Barbara, a healthcare worker in Fayetteville, Arkansas, always did well in school. In kindergarten, she quickly learned English with the help of a friend. In second grade, she found confidence in small math competitions. And when she got to ninth grade, she began her involvement with student council.
She managed all this without much help from her parents, who didn’t speak English or fully understand the U.S. school system. When the time came for her to think about her plans after high school, however, tension in the family rose. She wanted to go to college, but they wanted her to get a job. “To them, it was like… you come to the States, you go to school, and then you work (after high school),” Barbara said. Her parents would provide her with housing, food, and other necessities, but they couldn’t help much with her school payments while taking care of her five siblings.
Luckily, through her involvement with the IT academy at her high school, Barbara was able to earn college credits for courses in marketing and web design. This allowed her to continue her education at Northwest Arkansas Community College in Bentonville. She studied part-time and worked as a waitress at a restaurant to pay for her schooling.
It’s been hard for me to achieve the future I want to achieve. School expenses for me are double what it would be for most students who had lived in the area for 18 years.
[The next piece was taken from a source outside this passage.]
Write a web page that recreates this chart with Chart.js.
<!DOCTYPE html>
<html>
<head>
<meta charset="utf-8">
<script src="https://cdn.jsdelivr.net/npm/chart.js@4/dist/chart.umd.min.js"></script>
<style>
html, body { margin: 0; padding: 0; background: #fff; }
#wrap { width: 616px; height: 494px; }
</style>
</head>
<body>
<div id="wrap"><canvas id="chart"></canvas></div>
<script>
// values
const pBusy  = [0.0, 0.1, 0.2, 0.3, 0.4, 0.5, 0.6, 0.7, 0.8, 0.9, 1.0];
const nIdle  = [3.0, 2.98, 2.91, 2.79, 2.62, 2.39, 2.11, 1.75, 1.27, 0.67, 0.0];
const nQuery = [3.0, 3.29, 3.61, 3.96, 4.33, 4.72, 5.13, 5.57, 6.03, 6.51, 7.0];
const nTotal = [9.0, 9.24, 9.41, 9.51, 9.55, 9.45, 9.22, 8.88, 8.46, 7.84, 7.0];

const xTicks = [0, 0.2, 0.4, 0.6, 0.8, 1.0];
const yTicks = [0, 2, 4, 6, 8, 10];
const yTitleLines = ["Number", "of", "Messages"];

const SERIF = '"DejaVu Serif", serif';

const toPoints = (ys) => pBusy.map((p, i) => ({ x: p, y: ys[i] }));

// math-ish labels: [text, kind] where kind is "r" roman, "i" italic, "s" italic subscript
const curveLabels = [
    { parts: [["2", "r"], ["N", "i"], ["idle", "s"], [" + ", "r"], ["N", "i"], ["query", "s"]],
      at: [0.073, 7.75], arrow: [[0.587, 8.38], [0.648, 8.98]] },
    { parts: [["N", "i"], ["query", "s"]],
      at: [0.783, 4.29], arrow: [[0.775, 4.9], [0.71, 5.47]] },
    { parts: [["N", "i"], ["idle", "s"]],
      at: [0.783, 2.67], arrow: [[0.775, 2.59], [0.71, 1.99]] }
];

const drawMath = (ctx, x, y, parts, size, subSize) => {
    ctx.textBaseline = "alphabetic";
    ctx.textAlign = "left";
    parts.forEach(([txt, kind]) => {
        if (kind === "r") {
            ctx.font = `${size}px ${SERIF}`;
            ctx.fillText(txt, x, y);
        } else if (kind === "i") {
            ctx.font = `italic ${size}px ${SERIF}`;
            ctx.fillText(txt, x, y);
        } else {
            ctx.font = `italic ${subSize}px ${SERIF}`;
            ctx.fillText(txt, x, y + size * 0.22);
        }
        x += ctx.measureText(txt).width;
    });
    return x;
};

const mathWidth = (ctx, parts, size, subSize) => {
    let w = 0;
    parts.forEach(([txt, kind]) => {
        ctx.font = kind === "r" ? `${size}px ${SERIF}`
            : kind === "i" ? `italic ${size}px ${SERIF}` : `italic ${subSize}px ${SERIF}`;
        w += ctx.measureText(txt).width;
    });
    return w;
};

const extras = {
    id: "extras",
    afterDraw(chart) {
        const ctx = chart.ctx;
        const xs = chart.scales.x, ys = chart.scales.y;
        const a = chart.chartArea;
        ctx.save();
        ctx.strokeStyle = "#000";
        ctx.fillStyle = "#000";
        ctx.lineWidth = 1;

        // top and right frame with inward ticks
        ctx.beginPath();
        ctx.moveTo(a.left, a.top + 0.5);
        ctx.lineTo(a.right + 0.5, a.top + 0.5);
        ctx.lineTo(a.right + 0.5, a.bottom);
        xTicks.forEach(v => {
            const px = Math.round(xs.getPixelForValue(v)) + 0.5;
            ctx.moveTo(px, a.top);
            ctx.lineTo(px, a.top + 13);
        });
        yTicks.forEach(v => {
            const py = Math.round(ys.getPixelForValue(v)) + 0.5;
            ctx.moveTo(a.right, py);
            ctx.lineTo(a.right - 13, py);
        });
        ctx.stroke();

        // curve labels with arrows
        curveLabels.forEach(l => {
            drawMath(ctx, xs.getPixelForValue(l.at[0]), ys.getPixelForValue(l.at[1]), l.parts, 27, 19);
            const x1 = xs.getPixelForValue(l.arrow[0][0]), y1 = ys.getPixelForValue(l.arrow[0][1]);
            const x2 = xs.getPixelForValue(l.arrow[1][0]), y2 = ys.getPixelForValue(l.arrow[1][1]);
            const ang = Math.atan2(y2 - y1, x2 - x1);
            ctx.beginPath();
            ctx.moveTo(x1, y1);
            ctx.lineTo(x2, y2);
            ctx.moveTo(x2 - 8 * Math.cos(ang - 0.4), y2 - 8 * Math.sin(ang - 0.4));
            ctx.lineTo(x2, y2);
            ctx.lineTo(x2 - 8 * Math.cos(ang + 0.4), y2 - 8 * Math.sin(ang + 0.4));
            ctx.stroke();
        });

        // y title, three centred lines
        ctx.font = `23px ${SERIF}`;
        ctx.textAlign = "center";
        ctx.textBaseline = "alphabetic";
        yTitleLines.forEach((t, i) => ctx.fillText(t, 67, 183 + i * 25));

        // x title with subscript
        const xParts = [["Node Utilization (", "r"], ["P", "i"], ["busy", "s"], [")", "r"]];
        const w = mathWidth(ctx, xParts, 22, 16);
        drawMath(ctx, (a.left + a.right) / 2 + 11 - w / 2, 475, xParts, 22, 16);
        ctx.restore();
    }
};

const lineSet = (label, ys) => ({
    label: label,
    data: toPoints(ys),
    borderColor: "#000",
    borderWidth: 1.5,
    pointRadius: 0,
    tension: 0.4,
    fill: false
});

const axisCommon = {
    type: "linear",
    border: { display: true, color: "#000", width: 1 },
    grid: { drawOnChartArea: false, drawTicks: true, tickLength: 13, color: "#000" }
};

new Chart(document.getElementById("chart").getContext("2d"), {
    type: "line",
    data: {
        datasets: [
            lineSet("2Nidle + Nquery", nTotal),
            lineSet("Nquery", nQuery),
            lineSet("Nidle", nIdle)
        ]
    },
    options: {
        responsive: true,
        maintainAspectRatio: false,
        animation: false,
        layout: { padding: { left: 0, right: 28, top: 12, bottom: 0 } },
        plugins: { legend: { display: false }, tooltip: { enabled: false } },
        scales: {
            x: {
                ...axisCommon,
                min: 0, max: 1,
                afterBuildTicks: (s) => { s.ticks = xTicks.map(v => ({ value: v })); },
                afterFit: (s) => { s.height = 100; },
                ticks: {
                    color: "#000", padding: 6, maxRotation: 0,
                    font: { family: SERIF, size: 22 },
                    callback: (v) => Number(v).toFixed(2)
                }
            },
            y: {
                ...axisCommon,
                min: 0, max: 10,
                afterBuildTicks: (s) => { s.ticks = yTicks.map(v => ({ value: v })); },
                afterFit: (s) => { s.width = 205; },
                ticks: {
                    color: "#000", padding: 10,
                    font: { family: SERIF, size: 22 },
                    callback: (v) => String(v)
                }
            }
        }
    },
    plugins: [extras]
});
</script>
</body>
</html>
In the first year of her associate degree program, her successful application for Deferred Action for Childhood Arrivals (DACA) brought back hope for higher education. By that time, many of her friends had gone to colleges and universities. “If they can do it, I can do it too,” Barbara thought. After finishing her associate degree program in 2015, however, finances were still a struggle so Barbara decided to take a year off school. With her bilingual skills, she found a job at the Metabolic Research Center, where she specializes in providing weight-loss services to the Hispanic community. She plans to start her bachelor’s program within a year.
But for undocumented students like Barbara, paying for college in Arkansas can be difficult. “It’s been hard for me to achieve the future I want to achieve,” she says, “School expenses for me are double what it would be for most students who had lived in the area for 18 years.” She says she would like to see immigration reforms that would make it easier for ambitious DREAMers like herself to contribute. “I want to make a difference in my community,” she says, “And more than anything, I want to be able to help my family out as well.”